Talent Is Universal, But Opportunity Is Not

As many of you know, I have advocated for many years that women are the key to progress and prosperity around the world. I believe that. I know that many of you do as well. And the evidence increasingly supports that assertion. We know that investments in women yield very big dividends, and we want women to be given the tools so that they can make the most out of their own lives – run for office to be president or prime minister, work your way up to be appointed to a position of foreign minister, so many opportunities, because we know there is so much talent.
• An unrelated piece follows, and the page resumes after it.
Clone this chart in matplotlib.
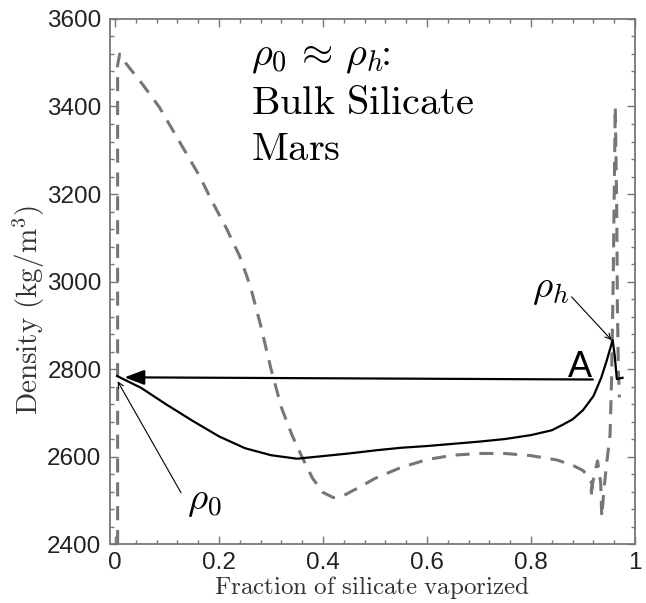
import matplotlib
matplotlib.use("Agg")
import matplotlib.pyplot as plt
from matplotlib.ticker import MultipleLocator

plt.rcParams["mathtext.fontset"] = "cm"

# density of the mixture vs vaporized fraction (solid) and the second branch (dashed)
frac_solid = [0.004, 0.05, 0.1, 0.15, 0.2, 0.25, 0.3, 0.35, 0.4, 0.45, 0.5,
              0.55, 0.6, 0.65, 0.7, 0.75, 0.8, 0.84, 0.86, 0.88, 0.9, 0.92,
              0.935, 0.945, 0.957, 0.961, 0.965, 0.976]
rho_solid = [2784, 2757, 2718, 2681, 2646, 2619, 2603, 2595, 2601, 2607, 2614,
             2620, 2624, 2629, 2634, 2640, 2649, 2660, 2672, 2685, 2706, 2738,
             2780, 2817, 2866, 2830, 2777, 2780]

frac_dashed = [0.005, 0.005, 0.009, 0.02, 0.054, 0.086, 0.111, 0.137, 0.163,
               0.188, 0.214, 0.24, 0.26, 0.28, 0.30, 0.32, 0.34, 0.36, 0.38,
               0.40, 0.42, 0.44, 0.47, 0.50, 0.55, 0.60, 0.65, 0.70, 0.75,
               0.80, 0.85, 0.88, 0.90, 0.912, 0.918, 0.916, 0.913, 0.922,
               0.928, 0.934, 0.936, 0.94, 0.945, 0.952, 0.955, 0.958, 0.960,
               0.962, 0.965, 0.966, 0.968, 0.970]
rho_dashed = [2400, 3495, 3520, 3500, 3449, 3397, 3346, 3293, 3240,
              3180, 3122, 3057, 2990, 2900, 2800, 2712, 2650, 2598, 2550,
              2518, 2506, 2511, 2530, 2550, 2575, 2593, 2603, 2607, 2607,
              2602, 2592, 2580, 2568, 2552, 2535, 2515, 2506, 2560,
              2590, 2540, 2462, 2520, 2580, 2650, 2780, 3000, 3200,
              3400, 3150, 2950, 2800, 2735]

# reference points
rho_0 = (0.005, 2772)
rho_h = (0.955, 2866)
arrow_start = (0.919, 2776)
arrow_end = (0.018, 2781)

xticks = [0, 0.2, 0.4, 0.6, 0.8, 1]
xtick_labels = ["0", "0.2", "0.4", "0.6", "0.8", "1"]
yticks = [2400, 2600, 2800, 3000, 3200, 3400, 3600]

fig = plt.figure(figsize=(6.46, 6.03), dpi=100)
ax = fig.add_axes([0.170, 0.0978, 0.813, 0.8707])

gray = "#767676"
ax.plot(frac_dashed, rho_dashed, color=gray, lw=2.2, dashes=(4.6, 3.2))
ax.plot(frac_solid, rho_solid, color="black", lw=1.6)

# horizontal arrow A
ax.annotate("", xy=arrow_end, xytext=arrow_start,
            arrowprops=dict(arrowstyle="-|>,head_length=0.8,head_width=0.3",
                            mutation_scale=15, lw=1.6, color="black",
                            shrinkA=0, shrinkB=0))
ax.text(0.871, 2782, "A", fontsize=26, family="Liberation Sans",
        ha="left", va="baseline")

# labels for the two densities
ax.annotate("", xy=rho_0, xytext=(0.127, 2517),
            arrowprops=dict(arrowstyle="->", lw=0.8, color="black",
                            shrinkA=0, shrinkB=0))
ax.text(0.171, 2500, r"$\rho_0$", fontsize=28, ha="center", va="center")
ax.annotate("", xy=rho_h, xytext=(0.878, 2965),
            arrowprops=dict(arrowstyle="->", lw=0.8, color="black",
                            shrinkA=0, shrinkB=0))
ax.text(0.838, 2985, r"$\rho_h$", fontsize=28, ha="center", va="center")

# title block
ax.text(0.262, 3515, r"$\rho_0\,\approx\,\rho_h\!\!:$", fontsize=29,
        va="center")
ax.text(0.262, 3409, r"$\mathrm{Bulk\ Silicate}$", fontsize=29, va="center")
ax.text(0.262, 3302, r"$\mathrm{Mars}$", fontsize=29, va="center")

ax.set_xlim(-0.01, 1.0)
ax.set_ylim(2400, 3600)
ax.set_xticks(xticks)
ax.set_xticklabels(xtick_labels)
ax.set_yticks(yticks)
ax.xaxis.set_minor_locator(MultipleLocator(0.04))
ax.yaxis.set_minor_locator(MultipleLocator(40))

ax.tick_params(which="both", direction="in", top=True, right=True,
               color=gray, labelsize=17.5, labelcolor="#222222", pad=6)
ax.tick_params(which="major", length=6, width=1)
ax.tick_params(which="minor", length=3, width=1)
for lab in ax.get_xticklabels() + ax.get_yticklabels():
    lab.set_family("Liberation Sans")
for sp in ax.spines.values():
    sp.set_color(gray)
    sp.set_linewidth(1.3)

ax.set_xlabel(r"$\mathrm{Fraction\ of\ silicate\ vaporized}$", fontsize=18,
              color="#333333", labelpad=0)
ax.set_ylabel(r"$\mathrm{Density\ (kg/m^3)}$", fontsize=21,
              color="#333333", labelpad=0)
ax.yaxis.label.set_y(0.446)

fig.savefig("out.png", dpi=100)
But what I have concluded over the years is that talent is universal, but opportunity is not. And in many places, opportunity is still out of reach for women, no matter how smart they are, how hard they work, how much encouragement they might be given even by their own families, that it is still a very difficult task.

Yet there are so many wonderful examples of women leaders like yourselves and organizations around the world that are making a real difference. And women's voices are now heard in every debate that is going on, in the public sector, of course, but increasingly in the civil society and in the private sector. I've seen examples on every continent of women banding together, organizing themselves, using microfinance, fighting to get an education, working to get healthcare, protecting their daughters, doing what is necessary to build a better future.

And I would very much like us to have some time today in this limited period we have to explore what we can do together, how we can support each other, but more importantly, how we can make girls and women a top priority.

And next week at the Security Council, we're going to be taking steps to improve the United Nations' response to sexual violence committed during armed conflict. I will be speaking next Wednesday on behalf of a U.S.-sponsored resolution to better implement the commitment that we should have to the role that women and girls should play in their lives, in their communities, and their countries, and in particular, to appoint a special representative of the Secretary General to lead, coordinate, and advocate for efforts to end sexual violence in armed conflict. I think we have to elevate that no matter what country we're from. Those of us who have traveled, as I think all of us here have done, have seen the consequences, and some of you have lived the consequences and your families have suffered the consequences as well.

So we intend to make this a centerpiece of my term as Secretary of State. There are people who say, well, women's issues is an important issue, but it doesn’t rank up there with the Middle East or Iran's nuclear threat or Afghanistan and Pakistan. I could not disagree more. I think women are key to our being able to resolve all of those difficult conflicts, as well as provide for a better future.

So let me just … and ask each and every one of you to think about any ideas you might have, any concerns you have that you would like to share before all of us. But mostly, let me just thank you for being here and for being in the positions that you are in and making a difference by setting an example and providing the role-modeling that is so necessary for not only girls and women to see, but for boys and men to understand there have to be changes in attitude, not just in policies and in law, in order for us to achieve the kind of equal rights and equal responsibilities that is our birthright.
—Secretary of State Hillary Clinton, yesterday, at the Female Heads of State and Foreign Ministers Luncheon.

I had a dream the other night that I met Hillary Clinton. I asked her, "What can I do?" And she told me, "Everything you can."